Reproduce the full listing below unchanged, apart from the pictures.

*Recorded data*.
+---+
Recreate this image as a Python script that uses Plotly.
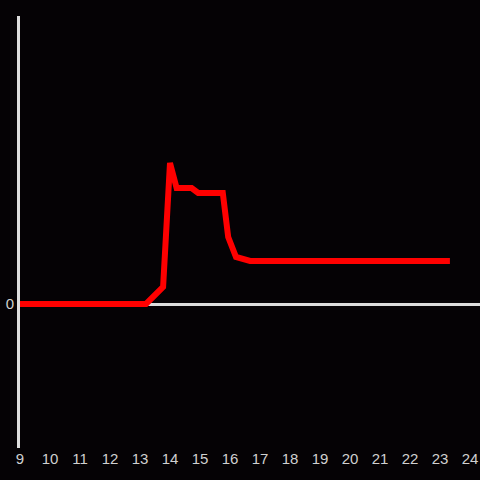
import plotly.graph_objects as go

hours = [9.0, 13.2, 13.77, 14.0, 14.22, 14.72, 14.94, 15.76, 15.94, 16.2, 16.67, 23.33]
values = [0, 0, 1.7, 14.1, 11.6, 11.6, 11.1, 11.1, 6.7, 4.7, 4.3, 4.3]
x_ticks = list(range(9, 25))

fig = go.Figure()
fig.add_trace(go.Scatter(x=hours, y=values, mode="lines",
                         line=dict(color="#ff0000", width=6), hoverinfo="skip"))

fig.update_layout(
    width=480, height=480,
    margin=dict(l=20, r=0, t=16, b=32),
    paper_bgcolor="#050205", plot_bgcolor="#050205",
    showlegend=False,
    font=dict(family="Liberation Sans, Arial, sans-serif", size=15, color="#d0d0d0"),
    xaxis=dict(range=[9, 24.333], tickvals=x_ticks, ticktext=[str(t) for t in x_ticks],
               showgrid=False, zeroline=False, showline=False, ticks="", ticklen=0),
    yaxis=dict(range=[-14.4, 28.8], tickvals=[0], ticktext=["0"],
               showgrid=False, zeroline=True, zerolinecolor="#dddddd", zerolinewidth=3,
               showline=True, linecolor="#dddddd", linewidth=3, ticks="", ticklen=0),
)
fig.write_html("out.html", config={"displayModeBar": False, "staticPlot": True},
               post_script="document.body.style.margin='0';document.body.style.background='#050205';")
+---+
*Right answer*.
Recreate this image as a Python script that uses Plotly.
import plotly.graph_objects as go

hours = [9.0, 13.2, 13.77, 14.0, 14.22, 14.72, 14.94, 15.76, 15.94, 16.2, 16.67, 23.33]
values = [0, 0, 1.7, 14.1, 11.6, 11.6, 11.1, 11.1, 6.7, 4.7, 4.3, 4.3]
x_ticks = list(range(9, 25))

fig = go.Figure()
fig.add_trace(go.Scatter(x=hours, y=values, mode="lines",
                         line=dict(color="#ff0000", width=6), hoverinfo="skip"))

fig.update_layout(
    width=480, height=480,
    margin=dict(l=20, r=0, t=16, b=32),
    paper_bgcolor="#050205", plot_bgcolor="#050205",
    showlegend=False,
    font=dict(family="Liberation Sans, Arial, sans-serif", size=15, color="#d0d0d0"),
    xaxis=dict(range=[9, 24.333], tickvals=x_ticks, ticktext=[str(t) for t in x_ticks],
               showgrid=False, zeroline=False, showline=False, ticks="", ticklen=0),
    yaxis=dict(range=[-14.4, 28.8], tickvals=[0], ticktext=["0"],
               showgrid=False, zeroline=True, zerolinecolor="#dddddd", zerolinewidth=3,
               showline=True, linecolor="#dddddd", linewidth=3, ticks="", ticklen=0),
)
fig.write_html("out.html", config={"displayModeBar": False, "staticPlot": True},
               post_script="document.body.style.margin='0';document.body.style.background='#050205';")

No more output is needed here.